---------- PROVIDED RECORDS

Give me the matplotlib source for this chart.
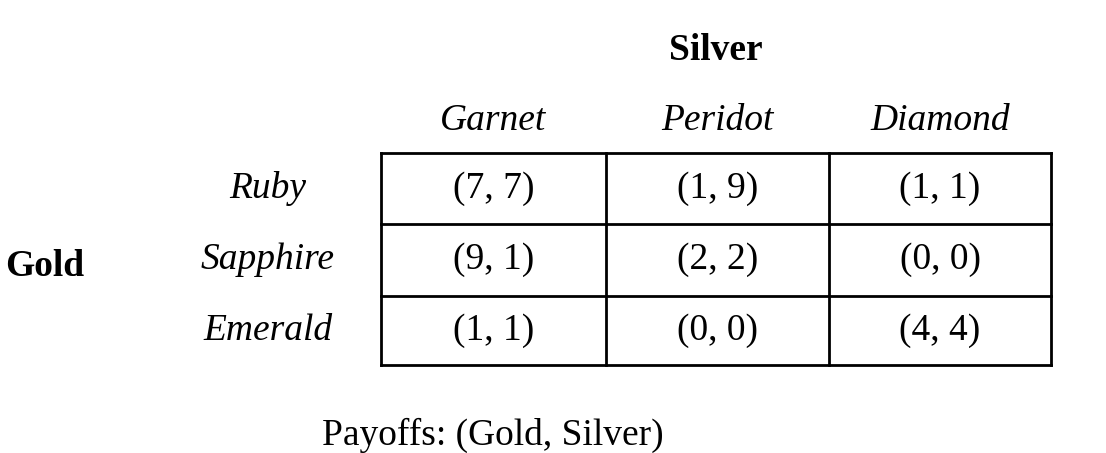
import matplotlib.pyplot as plt

players = ["Gold", "Silver"]
row_labels = ["Ruby", "Sapphire", "Emerald"]
col_labels = ["Garnet", "Peridot", "Diamond"]
payoffs = [
    [(7, 7), (1, 9), (1, 1)],
    [(9, 1), (2, 2), (0, 0)],
    [(1, 1), (0, 0), (4, 4)],
]
caption = "Payoffs: (Gold, Silver)"

plt.rcParams["font.family"] = "Liberation Serif"

fig = plt.figure(figsize=(11.06, 4.53), dpi=100)
ax = fig.add_axes([0, 0, 1, 1])
ax.set_xlim(0, 1106)
ax.set_ylim(453, 0)
ax.axis("off")

# grid geometry in pixels
xs = [381, 606, 829, 1051]
ys = [153, 224, 296, 365]
fs = 27

for x in xs:
    ax.plot([x, x], [ys[0], ys[-1]], color="black", lw=2.0)
for y in ys:
    ax.plot([xs[0], xs[-1]], [y, y], color="black", lw=2.0)

for j, name in enumerate(col_labels):
    ax.text((xs[j] + xs[j + 1]) / 2, 121, name, style="italic", fontsize=fs,
            ha="center", va="center")
for i, name in enumerate(row_labels):
    yc = (ys[i] + ys[i + 1]) / 2
    ax.text(268, yc, name, style="italic", fontsize=fs, ha="center", va="center")
    for j, (a, b) in enumerate(payoffs[i]):
        ax.text((xs[j] + xs[j + 1]) / 2, yc, f"({a}, {b})", fontsize=fs,
                ha="center", va="center")

ax.text(716, 50, players[1], fontsize=fs, weight="bold", ha="center", va="center")
ax.text(45, 267, players[0], fontsize=fs, weight="bold", ha="center", va="center")
ax.text(493, 435, caption, fontsize=fs, ha="center", va="center")

fig.savefig("out.png", dpi=100)
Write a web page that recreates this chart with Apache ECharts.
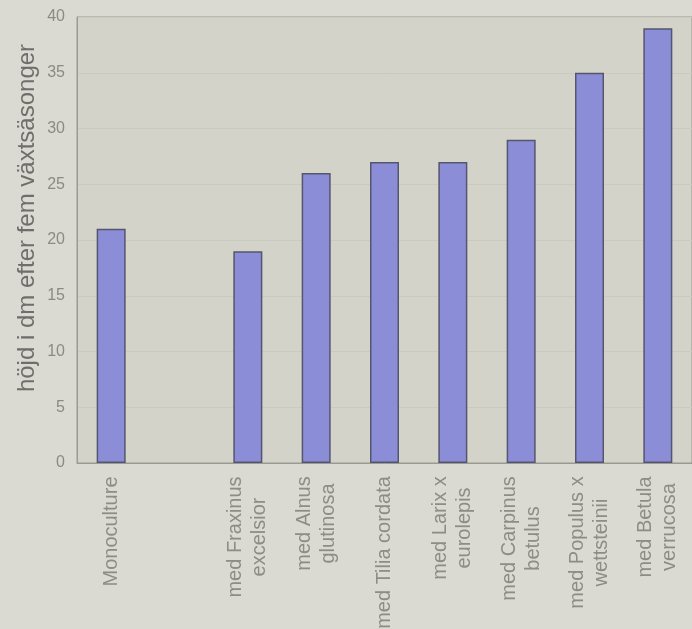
<!DOCTYPE html>
<html>
<head>
<meta charset="utf-8">
<script src="https://cdn.jsdelivr.net/npm/echarts@6/dist/echarts.min.js"></script>
<style>
  html, body { margin: 0; padding: 0; background: #dbdad2; }
  #chart { width: 692px; height: 629px; }
</style>
</head>
<body>
<div id="chart"></div>
<script>
// categories (an empty gap sits after Monoculture)
var categories = [
  "Monoculture",
  "",
  "med Fraxinus\nexcelsior",
  "med Alnus\nglutinosa",
  "med Tilia cordata",
  "med Larix x\neurolepis",
  "med Carpinus\nbetulus",
  "med Populus x\nwettsteinii",
  "med Betula\nverrucosa"
];
var heights = [21, null, 19, 26, 27, 27, 29, 35, 39];
var yTicks = [0, 5, 10, 15, 20, 25, 30, 35, 40];

var labelFont = "20px 'Liberation Sans', Arial, sans-serif";

// measure the widest line of each label so lines can be centred
var ctx = document.createElement("canvas").getContext("2d");
ctx.font = labelFont;
var rich = {};
categories.forEach(function (c, i) {
  var w = 0;
  c.split("\n").forEach(function (line) {
    w = Math.max(w, ctx.measureText(line).width);
  });
  rich["c" + i] = { width: Math.ceil(w) + 2, align: "center", fontSize: 20, lineHeight: 24, color: "#8c8c88" };
});

var chart = echarts.init(document.getElementById("chart"));
chart.setOption({
  backgroundColor: "#dbdad2",
  animation: false,
  grid: {
    left: 77,
    top: 17,
    width: 615,
    height: 446,
    outerBoundsMode: "none",
    containLabel: false,
    show: true,
    backgroundColor: "#d3d3c9",
    borderColor: "#9a9a92",
    borderWidth: 1
  },
  xAxis: {
    type: "category",
    data: categories,
    axisLine: { show: true, lineStyle: { color: "#9a9a92" } },
    axisTick: { show: false },
    axisLabel: {
      interval: 0,
      rotate: 90,
      margin: 12,
      formatter: function (val, idx) {
        if (!val) return "";
        return val.split("\n").map(function (l) {
          return "{c" + idx + "|" + l + "}";
        }).join("\n");
      },
      rich: rich
    }
  },
  yAxis: {
    type: "value",
    min: yTicks[0],
    max: yTicks[yTicks.length - 1],
    interval: 5,
    axisLine: { show: true, lineStyle: { color: "#9a9a92" } },
    axisTick: { show: false },
    splitLine: { show: true, lineStyle: { color: "#cacabf", width: 1 } },
    axisLabel: {
      margin: 12,
      color: "#8a8a86",
      fontSize: 16,
      fontFamily: "Liberation Sans, Arial, sans-serif"
    }
  },
  graphic: [{
    type: "text",
    x: 27,
    y: 218,
    rotation: Math.PI / 2,
    style: {
      text: "höjd i dm efter fem växtsäsonger",
      fill: "#6e6e6c",
      font: "24px 'Liberation Sans', Arial, sans-serif",
      align: "center",
      verticalAlign: "middle"
    }
  }],
  series: [{
    type: "bar",
    data: heights,
    barWidth: 29,
    itemStyle: {
      color: "#8b8ed6",
      borderColor: "#545670",
      borderWidth: 1.5
    }
  }]
});
</script>
</body>
</html>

--------------------

GIVEN REQUEST:
Write the material out again exactly as it appears, dropping the pictures.

IN RESPONSE:
Give me the matplotlib source for this chart.
import matplotlib.pyplot as plt

players = ["Gold", "Silver"]
row_labels = ["Ruby", "Sapphire", "Emerald"]
col_labels = ["Garnet", "Peridot", "Diamond"]
payoffs = [
    [(7, 7), (1, 9), (1, 1)],
    [(9, 1), (2, 2), (0, 0)],
    [(1, 1), (0, 0), (4, 4)],
]
caption = "Payoffs: (Gold, Silver)"

plt.rcParams["font.family"] = "Liberation Serif"

fig = plt.figure(figsize=(11.06, 4.53), dpi=100)
ax = fig.add_axes([0, 0, 1, 1])
ax.set_xlim(0, 1106)
ax.set_ylim(453, 0)
ax.axis("off")

# grid geometry in pixels
xs = [381, 606, 829, 1051]
ys = [153, 224, 296, 365]
fs = 27

for x in xs:
    ax.plot([x, x], [ys[0], ys[-1]], color="black", lw=2.0)
for y in ys:
    ax.plot([xs[0], xs[-1]], [y, y], color="black", lw=2.0)

for j, name in enumerate(col_labels):
    ax.text((xs[j] + xs[j + 1]) / 2, 121, name, style="italic", fontsize=fs,
            ha="center", va="center")
for i, name in enumerate(row_labels):
    yc = (ys[i] + ys[i + 1]) / 2
    ax.text(268, yc, name, style="italic", fontsize=fs, ha="center", va="center")
    for j, (a, b) in enumerate(payoffs[i]):
        ax.text((xs[j] + xs[j + 1]) / 2, yc, f"({a}, {b})", fontsize=fs,
                ha="center", va="center")

ax.text(716, 50, players[1], fontsize=fs, weight="bold", ha="center", va="center")
ax.text(45, 267, players[0], fontsize=fs, weight="bold", ha="center", va="center")
ax.text(493, 435, caption, fontsize=fs, ha="center", va="center")

fig.savefig("out.png", dpi=100)
Write a web page that recreates this chart with Apache ECharts.
<!DOCTYPE html>
<html>
<head>
<meta charset="utf-8">
<script src="https://cdn.jsdelivr.net/npm/echarts@6/dist/echarts.min.js"></script>
<style>
  html, body { margin: 0; padding: 0; background: #dbdad2; }
  #chart { width: 692px; height: 629px; }
</style>
</head>
<body>
<div id="chart"></div>
<script>
// categories (an empty gap sits after Monoculture)
var categories = [
  "Monoculture",
  "",
  "med Fraxinus\nexcelsior",
  "med Alnus\nglutinosa",
  "med Tilia cordata",
  "med Larix x\neurolepis",
  "med Carpinus\nbetulus",
  "med Populus x\nwettsteinii",
  "med Betula\nverrucosa"
];
var heights = [21, null, 19, 26, 27, 27, 29, 35, 39];
var yTicks = [0, 5, 10, 15, 20, 25, 30, 35, 40];

var labelFont = "20px 'Liberation Sans', Arial, sans-serif";

// measure the widest line of each label so lines can be centred
var ctx = document.createElement("canvas").getContext("2d");
ctx.font = labelFont;
var rich = {};
categories.forEach(function (c, i) {
  var w = 0;
  c.split("\n").forEach(function (line) {
    w = Math.max(w, ctx.measureText(line).width);
  });
  rich["c" + i] = { width: Math.ceil(w) + 2, align: "center", fontSize: 20, lineHeight: 24, color: "#8c8c88" };
});

var chart = echarts.init(document.getElementById("chart"));
chart.setOption({
  backgroundColor: "#dbdad2",
  animation: false,
  grid: {
    left: 77,
    top: 17,
    width: 615,
    height: 446,
    outerBoundsMode: "none",
    containLabel: false,
    show: true,
    backgroundColor: "#d3d3c9",
    borderColor: "#9a9a92",
    borderWidth: 1
  },
  xAxis: {
    type: "category",
    data: categories,
    axisLine: { show: true, lineStyle: { color: "#9a9a92" } },
    axisTick: { show: false },
    axisLabel: {
      interval: 0,
      rotate: 90,
      margin: 12,
      formatter: function (val, idx) {
        if (!val) return "";
        return val.split("\n").map(function (l) {
          return "{c" + idx + "|" + l + "}";
        }).join("\n");
      },
      rich: rich
    }
  },
  yAxis: {
    type: "value",
    min: yTicks[0],
    max: yTicks[yTicks.length - 1],
    interval: 5,
    axisLine: { show: true, lineStyle: { color: "#9a9a92" } },
    axisTick: { show: false },
    splitLine: { show: true, lineStyle: { color: "#cacabf", width: 1 } },
    axisLabel: {
      margin: 12,
      color: "#8a8a86",
      fontSize: 16,
      fontFamily: "Liberation Sans, Arial, sans-serif"
    }
  },
  graphic: [{
    type: "text",
    x: 27,
    y: 218,
    rotation: Math.PI / 2,
    style: {
      text: "höjd i dm efter fem växtsäsonger",
      fill: "#6e6e6c",
      font: "24px 'Liberation Sans', Arial, sans-serif",
      align: "center",
      verticalAlign: "middle"
    }
  }],
  series: [{
    type: "bar",
    data: heights,
    barWidth: 29,
    itemStyle: {
      color: "#8b8ed6",
      borderColor: "#545670",
      borderWidth: 1.5
    }
  }]
});
</script>
</body>
</html>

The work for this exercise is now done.